EXERCISE DIRECTIONS |
Report every line below that holds the word "with".

-- START INPUT FOR THIS TASK --

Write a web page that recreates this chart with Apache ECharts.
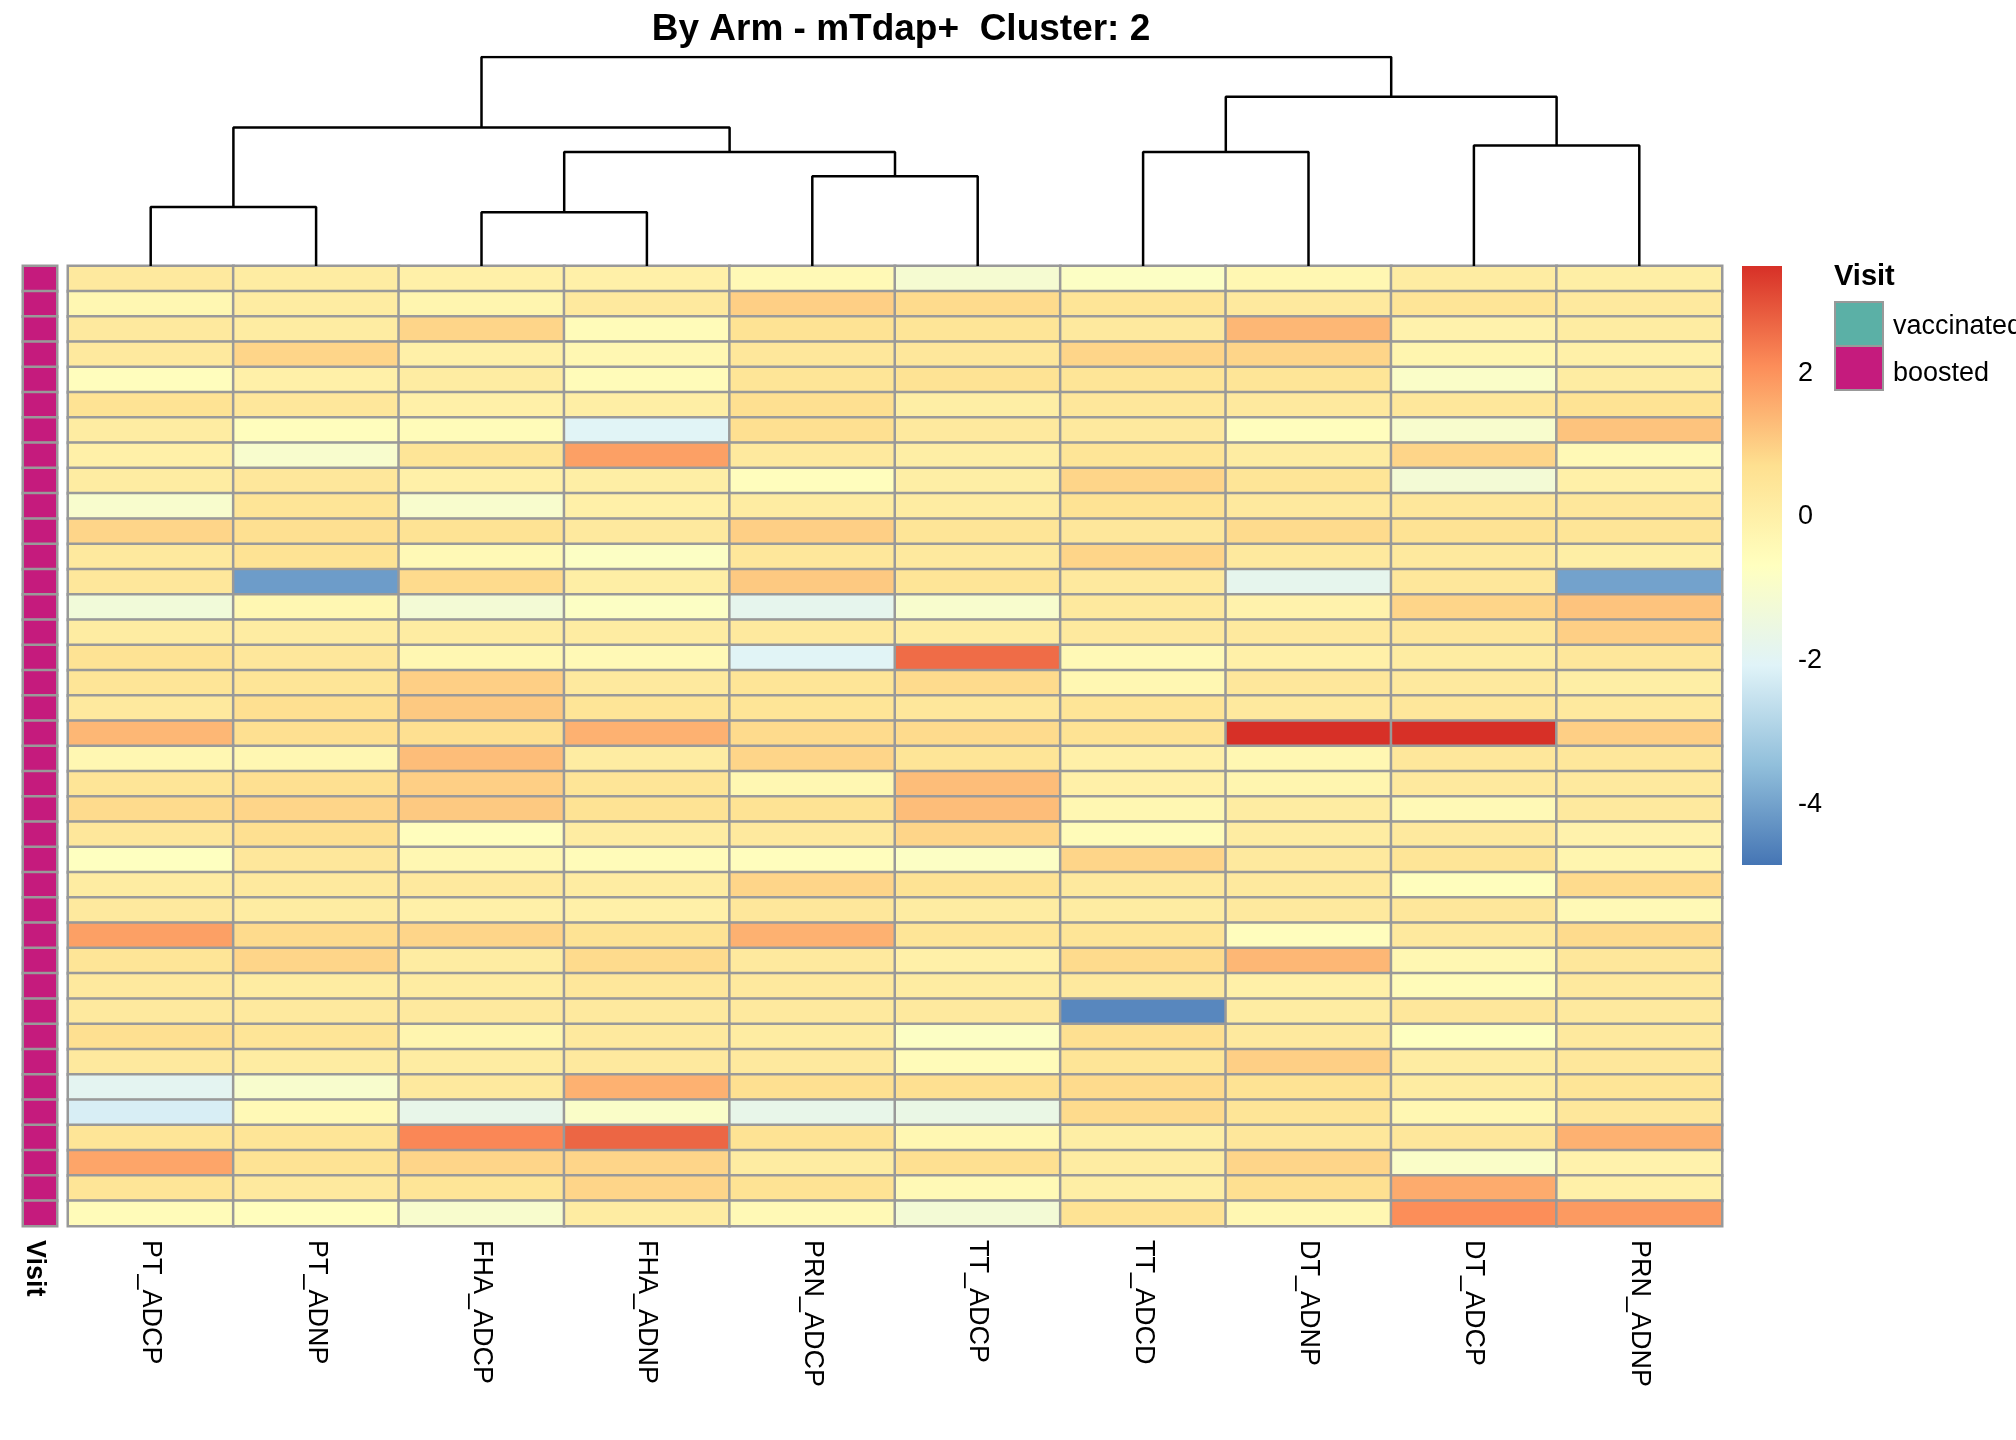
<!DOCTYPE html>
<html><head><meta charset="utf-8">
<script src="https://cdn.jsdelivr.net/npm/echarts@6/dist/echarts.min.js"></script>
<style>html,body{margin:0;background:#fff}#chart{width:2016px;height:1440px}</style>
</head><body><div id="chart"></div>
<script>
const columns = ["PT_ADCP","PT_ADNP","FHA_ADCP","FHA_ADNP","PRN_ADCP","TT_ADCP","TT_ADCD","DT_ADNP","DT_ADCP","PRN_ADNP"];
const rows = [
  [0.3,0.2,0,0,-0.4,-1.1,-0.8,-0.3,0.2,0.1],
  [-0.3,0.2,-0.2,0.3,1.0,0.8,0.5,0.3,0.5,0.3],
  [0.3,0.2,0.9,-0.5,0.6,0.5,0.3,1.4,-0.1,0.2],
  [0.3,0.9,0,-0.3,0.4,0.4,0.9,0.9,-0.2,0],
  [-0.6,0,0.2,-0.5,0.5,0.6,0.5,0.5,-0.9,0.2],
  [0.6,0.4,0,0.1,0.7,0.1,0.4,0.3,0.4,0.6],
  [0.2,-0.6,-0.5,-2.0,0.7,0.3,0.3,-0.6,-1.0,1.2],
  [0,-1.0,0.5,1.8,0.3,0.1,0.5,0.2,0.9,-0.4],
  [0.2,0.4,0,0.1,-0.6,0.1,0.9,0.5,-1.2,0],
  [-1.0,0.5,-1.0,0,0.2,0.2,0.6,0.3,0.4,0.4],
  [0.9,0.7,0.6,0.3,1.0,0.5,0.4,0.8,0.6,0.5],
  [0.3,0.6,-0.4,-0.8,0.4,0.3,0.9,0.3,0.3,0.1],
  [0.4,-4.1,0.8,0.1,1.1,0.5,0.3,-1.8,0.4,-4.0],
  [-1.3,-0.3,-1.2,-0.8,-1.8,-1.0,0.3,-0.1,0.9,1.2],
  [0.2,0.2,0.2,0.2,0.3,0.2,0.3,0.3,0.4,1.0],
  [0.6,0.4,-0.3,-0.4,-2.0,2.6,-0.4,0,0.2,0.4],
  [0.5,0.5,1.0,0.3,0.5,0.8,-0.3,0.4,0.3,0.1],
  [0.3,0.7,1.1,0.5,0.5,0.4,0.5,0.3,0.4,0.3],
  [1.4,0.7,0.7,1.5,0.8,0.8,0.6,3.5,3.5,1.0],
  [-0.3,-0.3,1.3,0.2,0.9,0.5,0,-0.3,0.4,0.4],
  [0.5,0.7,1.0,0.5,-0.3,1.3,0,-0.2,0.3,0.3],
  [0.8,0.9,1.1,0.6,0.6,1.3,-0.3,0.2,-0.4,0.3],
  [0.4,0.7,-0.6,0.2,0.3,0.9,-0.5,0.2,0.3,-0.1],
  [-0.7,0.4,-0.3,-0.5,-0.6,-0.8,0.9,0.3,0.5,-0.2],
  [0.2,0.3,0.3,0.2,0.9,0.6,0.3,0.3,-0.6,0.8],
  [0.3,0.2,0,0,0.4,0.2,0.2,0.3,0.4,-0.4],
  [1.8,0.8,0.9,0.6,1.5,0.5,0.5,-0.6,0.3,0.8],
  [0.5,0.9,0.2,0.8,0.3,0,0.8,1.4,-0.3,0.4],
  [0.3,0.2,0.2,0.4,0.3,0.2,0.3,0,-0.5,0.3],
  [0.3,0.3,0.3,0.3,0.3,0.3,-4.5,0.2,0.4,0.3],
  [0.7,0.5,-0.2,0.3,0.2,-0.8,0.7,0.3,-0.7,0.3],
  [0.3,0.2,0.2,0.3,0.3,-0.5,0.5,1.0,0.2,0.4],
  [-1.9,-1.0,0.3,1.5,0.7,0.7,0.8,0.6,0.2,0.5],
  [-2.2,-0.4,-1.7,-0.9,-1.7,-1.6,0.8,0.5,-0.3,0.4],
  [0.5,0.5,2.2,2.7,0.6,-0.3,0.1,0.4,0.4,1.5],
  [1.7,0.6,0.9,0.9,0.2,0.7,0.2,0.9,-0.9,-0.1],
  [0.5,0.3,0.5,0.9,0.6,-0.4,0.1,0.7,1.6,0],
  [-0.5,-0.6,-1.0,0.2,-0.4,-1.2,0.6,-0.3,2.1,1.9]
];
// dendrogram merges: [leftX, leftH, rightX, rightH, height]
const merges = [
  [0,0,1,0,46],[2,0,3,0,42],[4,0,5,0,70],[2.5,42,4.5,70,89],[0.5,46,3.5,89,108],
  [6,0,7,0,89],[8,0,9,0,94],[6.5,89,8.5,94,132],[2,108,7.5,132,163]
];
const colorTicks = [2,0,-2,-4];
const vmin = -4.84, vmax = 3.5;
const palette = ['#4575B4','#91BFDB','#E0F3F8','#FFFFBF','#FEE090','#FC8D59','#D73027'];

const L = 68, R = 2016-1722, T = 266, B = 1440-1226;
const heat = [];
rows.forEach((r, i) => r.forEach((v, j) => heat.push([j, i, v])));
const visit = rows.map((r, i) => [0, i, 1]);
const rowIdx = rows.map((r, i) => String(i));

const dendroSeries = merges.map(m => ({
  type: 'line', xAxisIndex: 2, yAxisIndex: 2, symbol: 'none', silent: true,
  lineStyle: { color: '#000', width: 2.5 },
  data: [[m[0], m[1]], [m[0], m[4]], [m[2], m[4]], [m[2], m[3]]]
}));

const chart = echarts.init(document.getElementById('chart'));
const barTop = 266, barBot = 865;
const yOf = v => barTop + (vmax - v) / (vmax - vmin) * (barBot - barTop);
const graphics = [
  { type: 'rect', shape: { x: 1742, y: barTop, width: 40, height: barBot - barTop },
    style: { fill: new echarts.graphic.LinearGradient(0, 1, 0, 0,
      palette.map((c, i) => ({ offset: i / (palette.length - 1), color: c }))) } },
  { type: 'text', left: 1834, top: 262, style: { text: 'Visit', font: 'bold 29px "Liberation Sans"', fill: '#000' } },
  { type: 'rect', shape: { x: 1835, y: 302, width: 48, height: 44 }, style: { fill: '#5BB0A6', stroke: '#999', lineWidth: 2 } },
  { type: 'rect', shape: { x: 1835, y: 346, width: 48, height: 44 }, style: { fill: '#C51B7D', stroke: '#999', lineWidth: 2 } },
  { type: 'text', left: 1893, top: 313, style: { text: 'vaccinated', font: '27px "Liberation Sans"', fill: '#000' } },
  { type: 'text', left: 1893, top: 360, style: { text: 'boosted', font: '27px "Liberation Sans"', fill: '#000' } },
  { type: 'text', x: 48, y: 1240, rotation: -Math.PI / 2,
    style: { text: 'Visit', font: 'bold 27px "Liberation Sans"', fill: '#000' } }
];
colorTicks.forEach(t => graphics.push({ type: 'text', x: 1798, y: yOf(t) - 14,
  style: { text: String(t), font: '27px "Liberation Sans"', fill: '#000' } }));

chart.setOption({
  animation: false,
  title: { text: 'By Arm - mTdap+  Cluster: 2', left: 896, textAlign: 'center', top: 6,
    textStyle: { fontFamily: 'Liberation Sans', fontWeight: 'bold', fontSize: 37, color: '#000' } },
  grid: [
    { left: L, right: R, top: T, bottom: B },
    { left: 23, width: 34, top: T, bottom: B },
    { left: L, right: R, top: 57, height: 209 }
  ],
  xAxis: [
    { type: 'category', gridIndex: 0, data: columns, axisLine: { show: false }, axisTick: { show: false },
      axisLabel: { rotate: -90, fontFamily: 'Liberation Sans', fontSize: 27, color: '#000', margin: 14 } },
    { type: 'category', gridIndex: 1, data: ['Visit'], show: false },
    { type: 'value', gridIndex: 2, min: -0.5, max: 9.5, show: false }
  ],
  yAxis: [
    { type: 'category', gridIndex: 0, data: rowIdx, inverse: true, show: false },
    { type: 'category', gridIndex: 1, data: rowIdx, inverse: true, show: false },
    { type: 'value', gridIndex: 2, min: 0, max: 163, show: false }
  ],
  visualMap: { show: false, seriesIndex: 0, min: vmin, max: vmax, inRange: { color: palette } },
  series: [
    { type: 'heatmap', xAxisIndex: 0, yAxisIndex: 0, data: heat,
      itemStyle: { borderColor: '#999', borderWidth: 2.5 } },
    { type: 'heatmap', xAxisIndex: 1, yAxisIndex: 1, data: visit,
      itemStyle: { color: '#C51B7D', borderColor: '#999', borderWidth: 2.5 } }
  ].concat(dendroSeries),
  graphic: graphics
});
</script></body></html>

-- END INPUT FOR THIS TASK --
-- START INPUT FOR THIS TASK --

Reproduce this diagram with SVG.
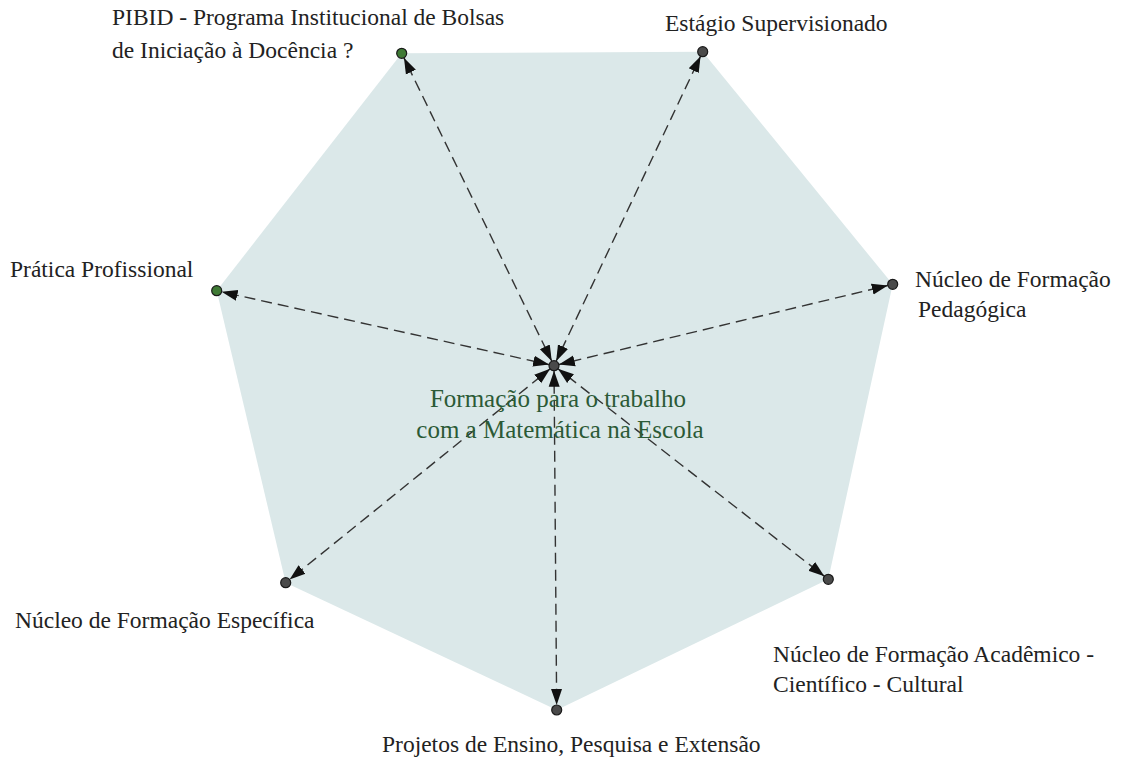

-- END INPUT FOR THIS TASK --

FULL ANSWER |
Write a web page that recreates this chart with Apache ECharts.
Reproduce this diagram with SVG.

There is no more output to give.